• [WHAT THE TASK REQUIRES]: Every line of the listing must be reproduced as it stands. Leave the images behind.
BEGIN
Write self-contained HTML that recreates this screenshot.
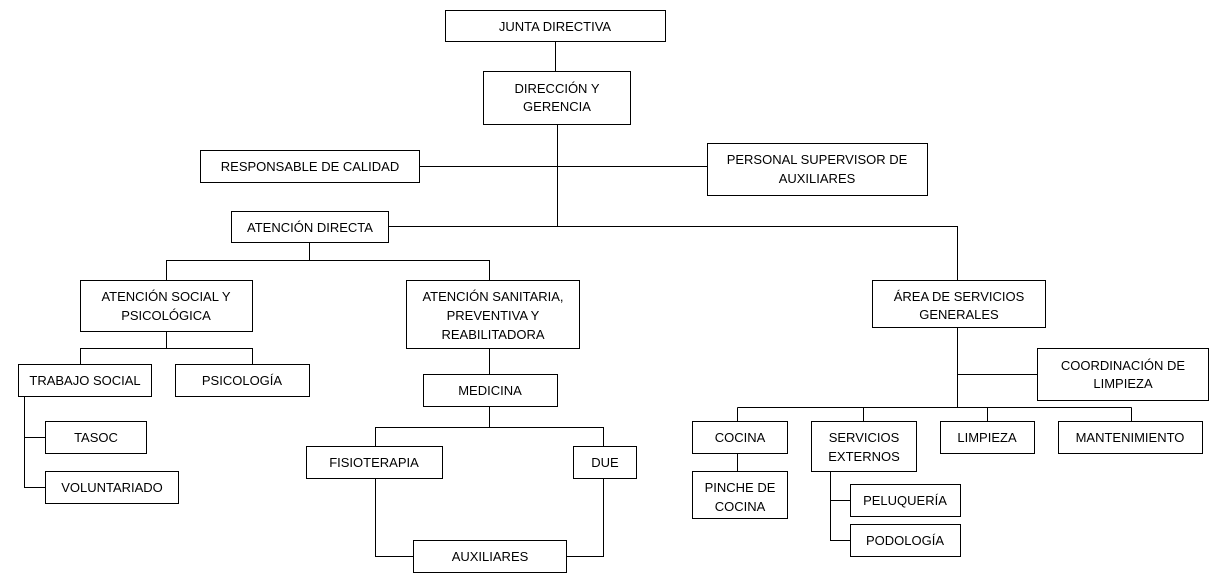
<!DOCTYPE html>
<html><head><meta charset="utf-8"><style>
html,body{margin:0;padding:0;background:#fff;}
svg{display:block;}
text{font-family:"Liberation Sans",sans-serif;font-size:13px;fill:#000;}
rect{fill:#fff;stroke:#000;stroke-width:1;}
line,polyline{stroke:#000;stroke-width:1;fill:none;}
</style></head><body>
<svg width="1225" height="585" viewBox="0 0 1225 585" xmlns="http://www.w3.org/2000/svg" shape-rendering="crispEdges">
<g>
<line x1="555.5" y1="41" x2="555.5" y2="71"/>
<line x1="557.5" y1="124" x2="557.5" y2="226.5"/>
<line x1="419" y1="166.5" x2="707" y2="166.5"/>
<polyline points="388,226.5 957.5,226.5 957.5,280"/>
<line x1="309.5" y1="242" x2="309.5" y2="260.5"/>
<polyline points="166.5,280 166.5,260.5 489.5,260.5 489.5,280"/>
<line x1="166.5" y1="331" x2="166.5" y2="348.5"/>
<polyline points="80.5,364 80.5,348.5 252.5,348.5 252.5,364"/>
<polyline points="24.5,396 24.5,487.5 45,487.5"/>
<line x1="24.5" y1="437.5" x2="45" y2="437.5"/>
<line x1="489.5" y1="348" x2="489.5" y2="374"/>
<line x1="489.5" y1="406" x2="489.5" y2="427.5"/>
<polyline points="375.5,446 375.5,427.5 603.5,427.5 603.5,446"/>
<polyline points="375.5,478 375.5,556.5 413,556.5"/>
<polyline points="603.5,478 603.5,556.5 566,556.5"/>
<line x1="957.5" y1="327" x2="957.5" y2="407.5"/>
<line x1="957.5" y1="374.5" x2="1037" y2="374.5"/>
<line x1="737.5" y1="407.5" x2="1131.5" y2="407.5"/>
<line x1="737.5" y1="407.5" x2="737.5" y2="421"/>
<line x1="863.5" y1="407.5" x2="863.5" y2="421"/>
<line x1="987.5" y1="407.5" x2="987.5" y2="421"/>
<line x1="1131.5" y1="407.5" x2="1131.5" y2="421"/>
<line x1="737.5" y1="453" x2="737.5" y2="471"/>
<polyline points="830.5,471 830.5,540.5 850,540.5"/>
<line x1="830.5" y1="500.5" x2="850" y2="500.5"/>
</g>
<g text-anchor="middle">
<rect x="445.5" y="10.5" width="220" height="31"/><text x="555" y="31">JUNTA DIRECTIVA</text>
<rect x="483.5" y="71.5" width="147" height="53"/><text x="557" y="93">DIRECCIÓN Y</text><text x="557" y="111">GERENCIA</text>
<rect x="200.5" y="150.5" width="219" height="32"/><text x="310" y="171">RESPONSABLE DE CALIDAD</text>
<rect x="707.5" y="143.5" width="220" height="52"/><text x="817" y="164">PERSONAL SUPERVISOR DE</text><text x="817" y="183">AUXILIARES</text>
<rect x="231.5" y="211.5" width="157" height="31"/><text x="310" y="232">ATENCIÓN DIRECTA</text>
<rect x="80.5" y="280.5" width="172" height="51"/><text x="166" y="301">ATENCIÓN SOCIAL Y</text><text x="166" y="320">PSICOLÓGICA</text>
<rect x="406.5" y="280.5" width="173" height="68"/><text x="493" y="301">ATENCIÓN SANITARIA,</text><text x="493" y="320">PREVENTIVA Y</text><text x="493" y="339">REABILITADORA</text>
<rect x="872.5" y="280.5" width="173" height="47"/><text x="959" y="301">ÁREA DE SERVICIOS</text><text x="959" y="319">GENERALES</text>
<rect x="18.5" y="364.5" width="133" height="32"/><text x="85" y="385">TRABAJO SOCIAL</text>
<rect x="175.5" y="364.5" width="134" height="32"/><text x="242" y="385">PSICOLOGÍA</text>
<rect x="423.5" y="374.5" width="134" height="32"/><text x="490" y="395">MEDICINA</text>
<rect x="1037.5" y="348.5" width="171" height="52"/><text x="1123" y="370">COORDINACIÓN DE</text><text x="1123" y="388">LIMPIEZA</text>
<rect x="45.5" y="421.5" width="101" height="32"/><text x="96" y="442">TASOC</text>
<rect x="45.5" y="471.5" width="133" height="32"/><text x="112" y="492">VOLUNTARIADO</text>
<rect x="692.5" y="421.5" width="95" height="32"/><text x="740" y="442">COCINA</text>
<rect x="811.5" y="421.5" width="105" height="50"/><text x="864" y="442">SERVICIOS</text><text x="864" y="461">EXTERNOS</text>
<rect x="940.5" y="421.5" width="94" height="32"/><text x="987" y="442">LIMPIEZA</text>
<rect x="1058.5" y="421.5" width="144" height="32"/><text x="1130" y="442">MANTENIMIENTO</text>
<rect x="306.5" y="446.5" width="136" height="32"/><text x="374" y="467">FISIOTERAPIA</text>
<rect x="573.5" y="446.5" width="63" height="32"/><text x="605" y="467">DUE</text>
<rect x="692.5" y="471.5" width="95" height="47"/><text x="740" y="492">PINCHE DE</text><text x="740" y="511">COCINA</text>
<rect x="850.5" y="484.5" width="110" height="32"/><text x="905" y="505">PELUQUERÍA</text>
<rect x="850.5" y="524.5" width="110" height="32"/><text x="905" y="545">PODOLOGÍA</text>
<rect x="413.5" y="540.5" width="153" height="32"/><text x="490" y="561">AUXILIARES</text>
</g>
</svg>
</body></html>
END
• [ANSWER IN FULL]:
Write self-contained HTML that recreates this screenshot.
<!DOCTYPE html>
<html><head><meta charset="utf-8"><style>
html,body{margin:0;padding:0;background:#fff;}
svg{display:block;}
text{font-family:"Liberation Sans",sans-serif;font-size:13px;fill:#000;}
rect{fill:#fff;stroke:#000;stroke-width:1;}
line,polyline{stroke:#000;stroke-width:1;fill:none;}
</style></head><body>
<svg width="1225" height="585" viewBox="0 0 1225 585" xmlns="http://www.w3.org/2000/svg" shape-rendering="crispEdges">
<g>
<line x1="555.5" y1="41" x2="555.5" y2="71"/>
<line x1="557.5" y1="124" x2="557.5" y2="226.5"/>
<line x1="419" y1="166.5" x2="707" y2="166.5"/>
<polyline points="388,226.5 957.5,226.5 957.5,280"/>
<line x1="309.5" y1="242" x2="309.5" y2="260.5"/>
<polyline points="166.5,280 166.5,260.5 489.5,260.5 489.5,280"/>
<line x1="166.5" y1="331" x2="166.5" y2="348.5"/>
<polyline points="80.5,364 80.5,348.5 252.5,348.5 252.5,364"/>
<polyline points="24.5,396 24.5,487.5 45,487.5"/>
<line x1="24.5" y1="437.5" x2="45" y2="437.5"/>
<line x1="489.5" y1="348" x2="489.5" y2="374"/>
<line x1="489.5" y1="406" x2="489.5" y2="427.5"/>
<polyline points="375.5,446 375.5,427.5 603.5,427.5 603.5,446"/>
<polyline points="375.5,478 375.5,556.5 413,556.5"/>
<polyline points="603.5,478 603.5,556.5 566,556.5"/>
<line x1="957.5" y1="327" x2="957.5" y2="407.5"/>
<line x1="957.5" y1="374.5" x2="1037" y2="374.5"/>
<line x1="737.5" y1="407.5" x2="1131.5" y2="407.5"/>
<line x1="737.5" y1="407.5" x2="737.5" y2="421"/>
<line x1="863.5" y1="407.5" x2="863.5" y2="421"/>
<line x1="987.5" y1="407.5" x2="987.5" y2="421"/>
<line x1="1131.5" y1="407.5" x2="1131.5" y2="421"/>
<line x1="737.5" y1="453" x2="737.5" y2="471"/>
<polyline points="830.5,471 830.5,540.5 850,540.5"/>
<line x1="830.5" y1="500.5" x2="850" y2="500.5"/>
</g>
<g text-anchor="middle">
<rect x="445.5" y="10.5" width="220" height="31"/><text x="555" y="31">JUNTA DIRECTIVA</text>
<rect x="483.5" y="71.5" width="147" height="53"/><text x="557" y="93">DIRECCIÓN Y</text><text x="557" y="111">GERENCIA</text>
<rect x="200.5" y="150.5" width="219" height="32"/><text x="310" y="171">RESPONSABLE DE CALIDAD</text>
<rect x="707.5" y="143.5" width="220" height="52"/><text x="817" y="164">PERSONAL SUPERVISOR DE</text><text x="817" y="183">AUXILIARES</text>
<rect x="231.5" y="211.5" width="157" height="31"/><text x="310" y="232">ATENCIÓN DIRECTA</text>
<rect x="80.5" y="280.5" width="172" height="51"/><text x="166" y="301">ATENCIÓN SOCIAL Y</text><text x="166" y="320">PSICOLÓGICA</text>
<rect x="406.5" y="280.5" width="173" height="68"/><text x="493" y="301">ATENCIÓN SANITARIA,</text><text x="493" y="320">PREVENTIVA Y</text><text x="493" y="339">REABILITADORA</text>
<rect x="872.5" y="280.5" width="173" height="47"/><text x="959" y="301">ÁREA DE SERVICIOS</text><text x="959" y="319">GENERALES</text>
<rect x="18.5" y="364.5" width="133" height="32"/><text x="85" y="385">TRABAJO SOCIAL</text>
<rect x="175.5" y="364.5" width="134" height="32"/><text x="242" y="385">PSICOLOGÍA</text>
<rect x="423.5" y="374.5" width="134" height="32"/><text x="490" y="395">MEDICINA</text>
<rect x="1037.5" y="348.5" width="171" height="52"/><text x="1123" y="370">COORDINACIÓN DE</text><text x="1123" y="388">LIMPIEZA</text>
<rect x="45.5" y="421.5" width="101" height="32"/><text x="96" y="442">TASOC</text>
<rect x="45.5" y="471.5" width="133" height="32"/><text x="112" y="492">VOLUNTARIADO</text>
<rect x="692.5" y="421.5" width="95" height="32"/><text x="740" y="442">COCINA</text>
<rect x="811.5" y="421.5" width="105" height="50"/><text x="864" y="442">SERVICIOS</text><text x="864" y="461">EXTERNOS</text>
<rect x="940.5" y="421.5" width="94" height="32"/><text x="987" y="442">LIMPIEZA</text>
<rect x="1058.5" y="421.5" width="144" height="32"/><text x="1130" y="442">MANTENIMIENTO</text>
<rect x="306.5" y="446.5" width="136" height="32"/><text x="374" y="467">FISIOTERAPIA</text>
<rect x="573.5" y="446.5" width="63" height="32"/><text x="605" y="467">DUE</text>
<rect x="692.5" y="471.5" width="95" height="47"/><text x="740" y="492">PINCHE DE</text><text x="740" y="511">COCINA</text>
<rect x="850.5" y="484.5" width="110" height="32"/><text x="905" y="505">PELUQUERÍA</text>
<rect x="850.5" y="524.5" width="110" height="32"/><text x="905" y="545">PODOLOGÍA</text>
<rect x="413.5" y="540.5" width="153" height="32"/><text x="490" y="561">AUXILIARES</text>
</g>
</svg>
</body></html>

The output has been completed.